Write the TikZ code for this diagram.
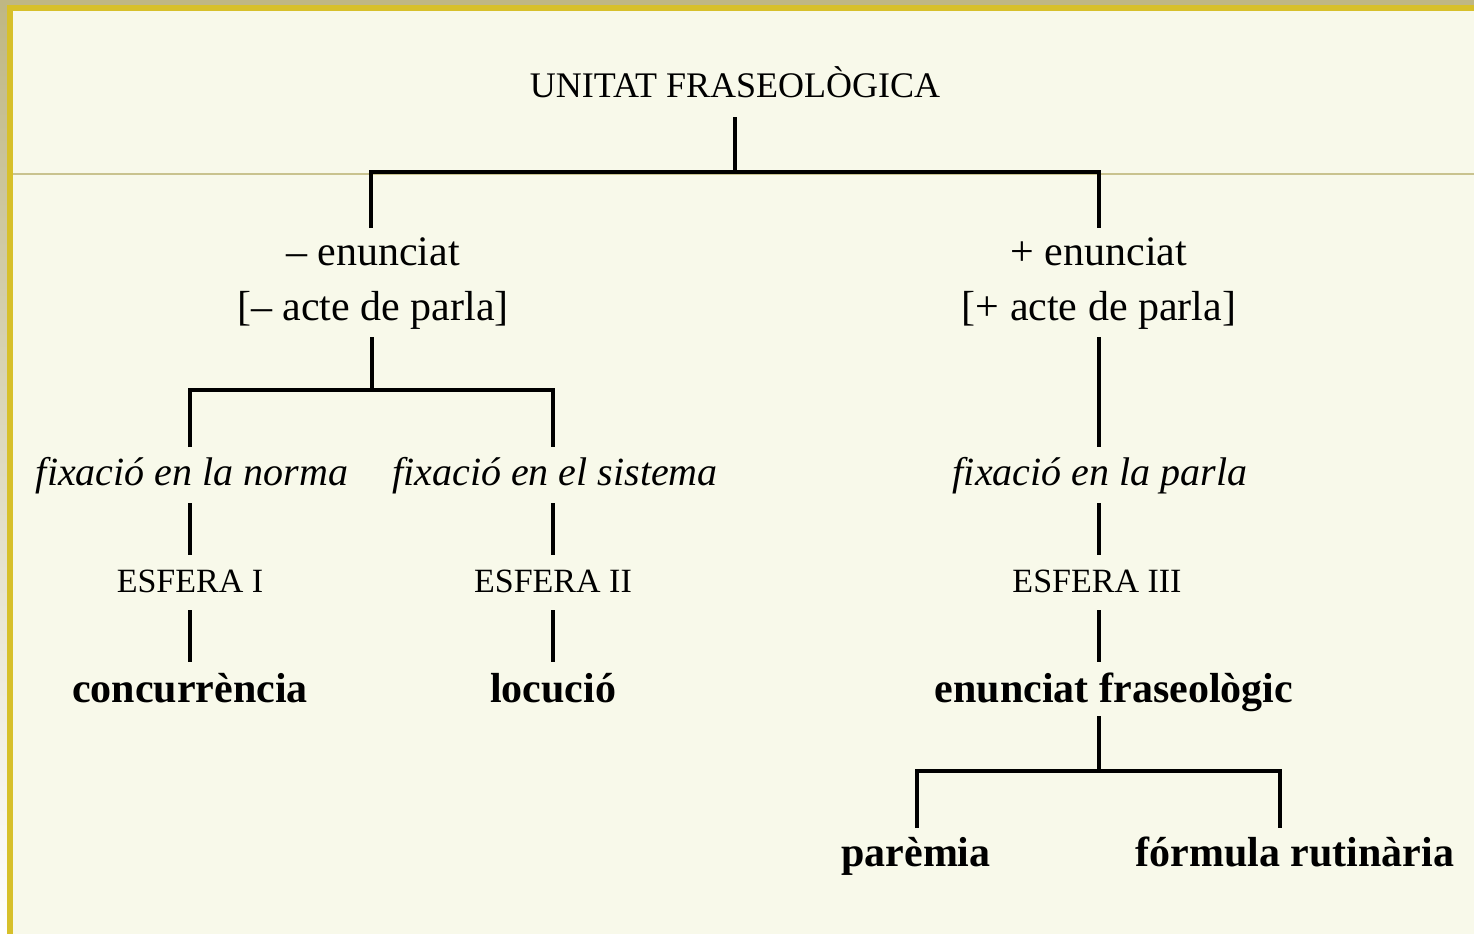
\documentclass[tikz,border=0pt]{standalone}
\usepackage{fontspec}
\setmainfont{Liberation Serif}
\definecolor{tanband}{HTML}{BFB784}
\definecolor{goldb}{HTML}{D7C02A}
\definecolor{creambg}{HTML}{F8F9EA}
\definecolor{sepline}{HTML}{C9C38F}
\tikzset{
  lbl/.style={inner sep=0pt, anchor=base, text=black},
  capsz/.style={lbl, font=\fontsize{36}{40}\selectfont},
  esf/.style={lbl, font=\fontsize{34}{38}\selectfont},
  reg/.style={lbl, font=\fontsize{42}{46}\selectfont},
  ital/.style={lbl, font=\fontsize{40}{44}\selectfont\itshape},
  bld/.style={lbl, font=\fontsize{42}{46}\selectfont\bfseries},
  conn/.style={line width=4pt, black, line join=miter, line cap=butt}
}
\begin{document}
\begin{tikzpicture}[x=1pt,y=-1pt]
\useasboundingbox (0,0) rectangle (1474,934);
% background frame
\fill[tanband] (0,0) rectangle (1474,934);
\shade[top color=tanband, bottom color=white] (0,5) rectangle (7,934);
\fill[goldb] (7,5) rectangle (1474,934);
\fill[creambg] (13,11) rectangle (1474,934);
\draw[sepline, line width=1.5pt] (13,174) -- (1474,174);

% labels
\node[capsz] (root) at (735,97) {UNITAT FRASEOLÒGICA};
\node[reg] (le1) at (373,265) {– enunciat};
\node[reg] (le2) at (373,320) {[– acte de parla]};
\node[reg] (re1) at (1099,265) {+ enunciat};
\node[reg] (re2) at (1099,320) {[+ acte de parla]};
\node[ital] (fn) at (192,485) {fixació en la norma};
\node[ital] (fs) at (555,485) {fixació en el sistema};
\node[ital] (fp) at (1100,485) {fixació en la parla};
\node[esf] (e1) at (190,592) {ESFERA I};
\node[esf] (e2) at (553,592) {ESFERA II};
\node[esf] (e3) at (1097,592) {ESFERA III};
\node[bld] (conc) at (190,702) {concurrència};
\node[bld] (loc) at (553,702) {locució};
\node[bld] (enf) at (1114,702) {enunciat fraseològic};
\node[bld] (par) at (916,866) {parèmia};
\node[bld] (form) at (1295,866) {fórmula rutinària};

% connector points
\coordinate (r0) at (735,117);
\coordinate (r1) at (735,172);
\coordinate (rl) at (371,172);
\coordinate (rr) at (1099,172);
\coordinate (rlb) at (371,228);
\coordinate (rrb) at (1099,228);

\coordinate (l0) at (372,337);
\coordinate (l1) at (372,390);
\coordinate (ll) at (190,390);
\coordinate (lr) at (553,390);
\coordinate (llb) at (190,447);
\coordinate (lrb) at (553,447);

\coordinate (p0) at (1099,337);
\coordinate (p1) at (1099,447);

\coordinate (a0) at (190,503);
\coordinate (a1) at (190,555);
\coordinate (b0) at (553,503);
\coordinate (b1) at (553,555);
\coordinate (c0) at (1099,503);
\coordinate (c1) at (1099,555);

\coordinate (a2) at (190,610);
\coordinate (a3) at (190,662);
\coordinate (b2) at (553,610);
\coordinate (b3) at (553,662);
\coordinate (c2) at (1099,610);
\coordinate (c3) at (1099,662);

\coordinate (d0) at (1099,716);
\coordinate (d1) at (1099,771);
\coordinate (dl) at (917,771);
\coordinate (dr) at (1280,771);
\coordinate (dlb) at (917,828);
\coordinate (drb) at (1280,828);

% connectors
\draw[conn] (r0) -- (r1);
\draw[conn] (rlb) -- (rl) -- (rr) -- (rrb);
\draw[conn] (l0) -- (l1);
\draw[conn] (llb) -- (ll) -- (lr) -- (lrb);
\draw[conn] (p0) -- (p1);
\draw[conn] (a0) -- (a1);
\draw[conn] (b0) -- (b1);
\draw[conn] (c0) -- (c1);
\draw[conn] (a2) -- (a3);
\draw[conn] (b2) -- (b3);
\draw[conn] (c2) -- (c3);
\draw[conn] (d0) -- (d1);
\draw[conn] (dlb) -- (dl) -- (dr) -- (drb);
\end{tikzpicture}
\end{document}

◆ **REQUEST**
Repeat the lines of the listing above verbatim, beginning at its first line and ending at the line containing "(form) at (1295,866)", which is included. Omit pictures.

◆ **FINISHED TASK**
Write the TikZ code for this diagram.
\documentclass[tikz,border=0pt]{standalone}
\usepackage{fontspec}
\setmainfont{Liberation Serif}
\definecolor{tanband}{HTML}{BFB784}
\definecolor{goldb}{HTML}{D7C02A}
\definecolor{creambg}{HTML}{F8F9EA}
\definecolor{sepline}{HTML}{C9C38F}
\tikzset{
  lbl/.style={inner sep=0pt, anchor=base, text=black},
  capsz/.style={lbl, font=\fontsize{36}{40}\selectfont},
  esf/.style={lbl, font=\fontsize{34}{38}\selectfont},
  reg/.style={lbl, font=\fontsize{42}{46}\selectfont},
  ital/.style={lbl, font=\fontsize{40}{44}\selectfont\itshape},
  bld/.style={lbl, font=\fontsize{42}{46}\selectfont\bfseries},
  conn/.style={line width=4pt, black, line join=miter, line cap=butt}
}
\begin{document}
\begin{tikzpicture}[x=1pt,y=-1pt]
\useasboundingbox (0,0) rectangle (1474,934);
% background frame
\fill[tanband] (0,0) rectangle (1474,934);
\shade[top color=tanband, bottom color=white] (0,5) rectangle (7,934);
\fill[goldb] (7,5) rectangle (1474,934);
\fill[creambg] (13,11) rectangle (1474,934);
\draw[sepline, line width=1.5pt] (13,174) -- (1474,174);

% labels
\node[capsz] (root) at (735,97) {UNITAT FRASEOLÒGICA};
\node[reg] (le1) at (373,265) {– enunciat};
\node[reg] (le2) at (373,320) {[– acte de parla]};
\node[reg] (re1) at (1099,265) {+ enunciat};
\node[reg] (re2) at (1099,320) {[+ acte de parla]};
\node[ital] (fn) at (192,485) {fixació en la norma};
\node[ital] (fs) at (555,485) {fixació en el sistema};
\node[ital] (fp) at (1100,485) {fixació en la parla};
\node[esf] (e1) at (190,592) {ESFERA I};
\node[esf] (e2) at (553,592) {ESFERA II};
\node[esf] (e3) at (1097,592) {ESFERA III};
\node[bld] (conc) at (190,702) {concurrència};
\node[bld] (loc) at (553,702) {locució};
\node[bld] (enf) at (1114,702) {enunciat fraseològic};
\node[bld] (par) at (916,866) {parèmia};
\node[bld] (form) at (1295,866) {fórmula rutinària};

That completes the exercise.